The first season of Casamento às Cegas: Brasil, also known as Love Is Blind: Brazil, premiered on Netflix on October 6, 2021, as part of a three-week event.

Following the format of the American television series Love Is Blind, a group of men and women meet on the show with the hopes of finding a partner in marriage.

Production

Filming 
Filming began in São Paulo on January 16, 2021, and lasted 39 days up until the weddings. After the five newly engaged couples left the pods, filming took place at the Lake Villas Charm Hotel in Amparo, São Paulo, Brazil, when all the couples went on a retreat. Then, the relationships that made it through the retreat in the countryside move in together in an apartment complex in São Paulo, where they spent the rest of the time filming up until the weddings on March 2021.

Release 
The trailer for the first season was released on September 10, 2021. With the trailer, it was announced that the ten-episode season would be released on a three-week schedule: the first four episodes were released on October 6, 2021, the next four on October 13, and the final two on October 20.

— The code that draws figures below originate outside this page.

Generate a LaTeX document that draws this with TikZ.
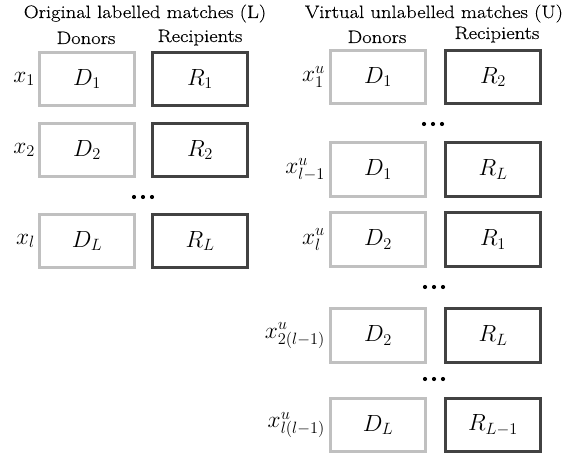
\RequirePackage{fix-cm}
\documentclass[tikz,border=0pt]{standalone}
\usepackage{fontspec}
\newfontfamily\headfont[FakeStretch=1.15,FakeBold=0.35]{Latin Modern Roman}
\usepackage{xcolor}
\definecolor{lightbox}{HTML}{C0C0C0}
\definecolor{darkbox}{HTML}{424242}
\begin{document}
\begin{tikzpicture}[x=1bp,y=-1bp,
  donorbox/.style={draw=lightbox,line width=2.6bp,minimum width=95.5bp,minimum height=53.5bp,inner sep=0pt,font=\fontsize{23.5}{27}\selectfont},
  recipbox/.style={draw=darkbox,line width=2.6bp,minimum width=95.5bp,minimum height=53.5bp,inner sep=0pt,font=\fontsize{23.5}{27}\selectfont},
  rowlabel/.style={anchor=east,inner sep=0pt,font=\fontsize{23.5}{27}\selectfont},
  headtext/.style={anchor=base,inner sep=0pt,font=\headfont\fontsize{18}{21}\selectfont},
  dotmark/.style={circle,fill=black,inner sep=0pt,minimum size=4.2bp}
]
\useasboundingbox (0,0) rectangle (587,455);
% ---------- left column ----------
\node[headtext] (tl) at (145,18) {Original labelled matches (L)};
\node[headtext] (dl) at (86,44) {Donors};
\node[headtext] (rl) at (200,42) {Recipients};

\node[donorbox] (ld1) at (87,79) {$D_1$};
\node[recipbox] (lr1) at (200,79) {$R_1$};
\node[rowlabel] (lx1) at (35,79) {$x_1$};

\node[donorbox] (ld2) at (87,150) {$D_2$};
\node[recipbox] (lr2) at (200,150) {$R_2$};
\node[rowlabel] (lx2) at (35,150) {$x_2$};

\node[dotmark] (ldA) at (134,197) {};
\node[dotmark] (ldB) at (143,197) {};
\node[dotmark] (ldC) at (152,197) {};

\node[donorbox] (ld3) at (87,241) {$D_L$};
\node[recipbox] (lr3) at (200,241) {$R_L$};
\node[rowlabel] (lx3) at (35,241) {$x_l$};

% ---------- right column ----------
\node[headtext] (tr) at (434,18) {Virtual unlabelled matches (U)};
\node[headtext] (dr) at (377,43) {Donors};
\node[headtext] (rr) at (497,39) {Recipients};

\node[donorbox] (rd1) at (378,77) {$D_1$};
\node[recipbox] (rr1) at (493,77) {$R_2$};
\node[rowlabel] (rx1) at (325,77) {$x^u_1$};

\node[dotmark] (rdA) at (424,124) {};
\node[dotmark] (rdB) at (433,124) {};
\node[dotmark] (rdC) at (442,124) {};

\node[donorbox] (rd2) at (378,169.5) {$D_1$};
\node[recipbox] (rr2) at (493,169.5) {$R_L$};
\node[rowlabel] (rx2) at (325,169.5) {$x^u_{l-1}$};

\node[donorbox] (rd3) at (378,239.5) {$D_2$};
\node[recipbox] (rr3) at (493,239.5) {$R_1$};
\node[rowlabel] (rx3) at (325,239.5) {$x^u_l$};

\node[dotmark] (reA) at (425,287) {};
\node[dotmark] (reB) at (434,287) {};
\node[dotmark] (reC) at (443,287) {};

\node[donorbox] (rd4) at (378,335.5) {$D_2$};
\node[recipbox] (rr4) at (493,335.5) {$R_L$};
\node[rowlabel] (rx4) at (325,335.5) {$x^u_{2(l-1)}$};

\node[dotmark] (rfA) at (425,379) {};
\node[dotmark] (rfB) at (434,379) {};
\node[dotmark] (rfC) at (443,379) {};

\node[donorbox] (rd5) at (378,425) {$D_L$};
\node[recipbox] (rr5) at (493,425) {$R_{L-1}$};
\node[rowlabel] (rx5) at (325,425) {$x^u_{l(l-1)}$};
\end{tikzpicture}
\end{document}
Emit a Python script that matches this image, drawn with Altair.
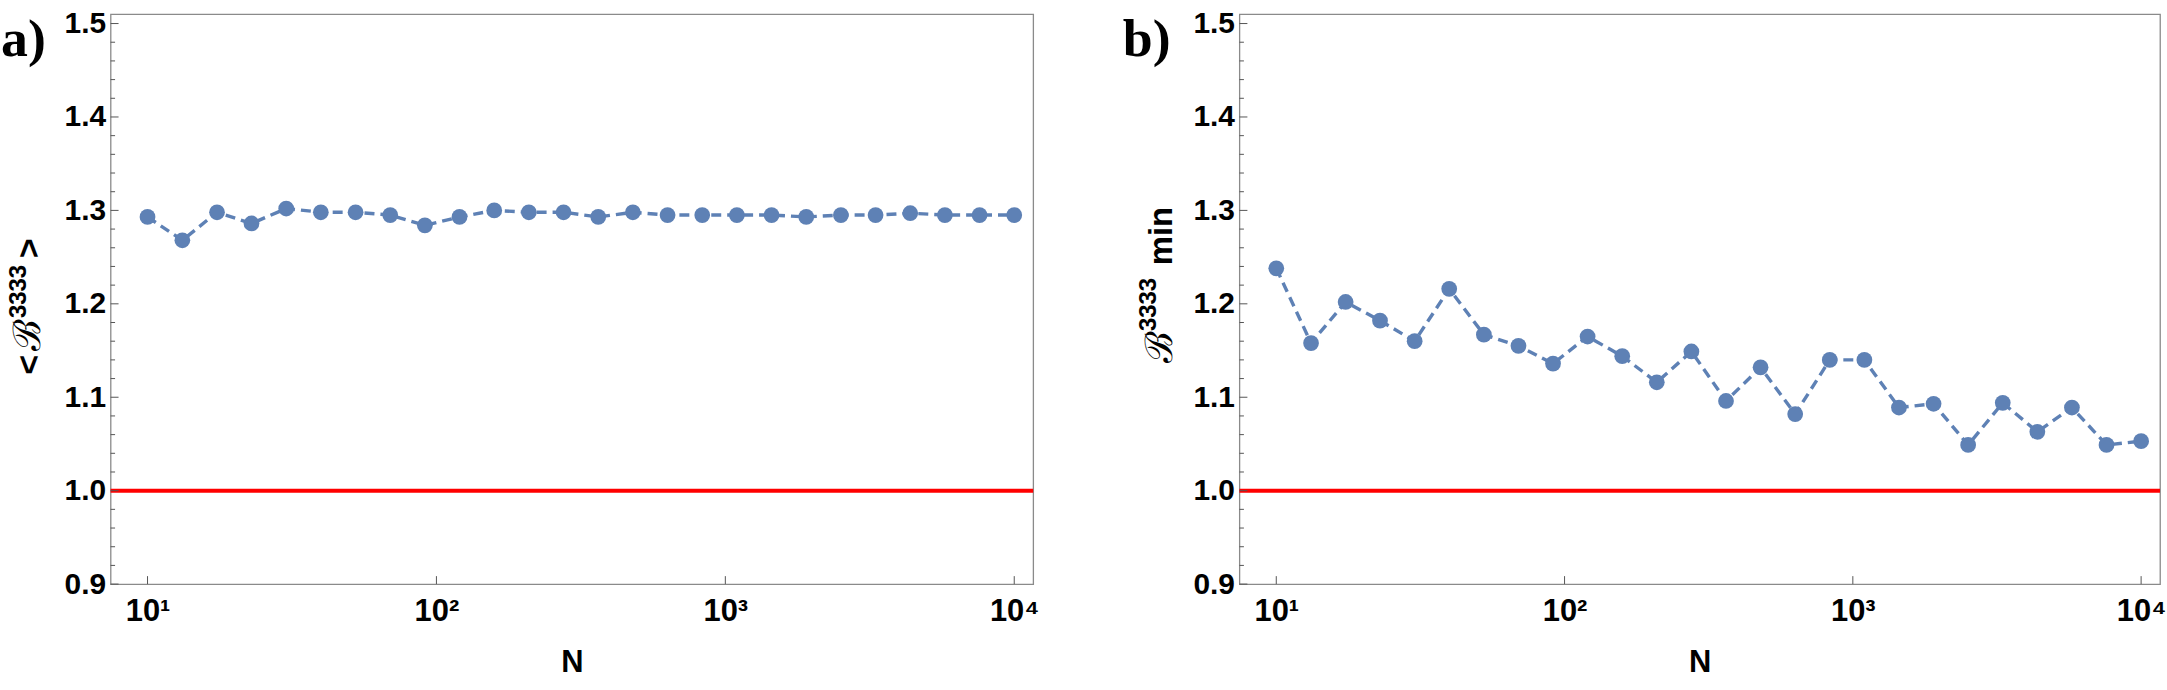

On October 22, 2021, Netflix announced a reunion special available on YouTube on November 4. The reunion was filmed on October 21.

Season summary

Contestants

Unaired engagements 
A total of ten couples got engaged among the contestants. In addition to the five couples shown on the series, another five also got engaged in the show: They were: Aline Magara and Diego Pasquini, Ana Gaudêncio and Alexis Martinho, Anna Arraes and  Bruno Brych, Pamella de Sousa and Gustavo Mester, Priscilla Pitman and Victor Varella.

Future appearances 
In 2022, Shay Haghbin appeared in A Fazenda 14, where he ended up ejected from the game alongside model Tiago Ramos due to violent behaviour towards each other, finishing in 16th–15th place.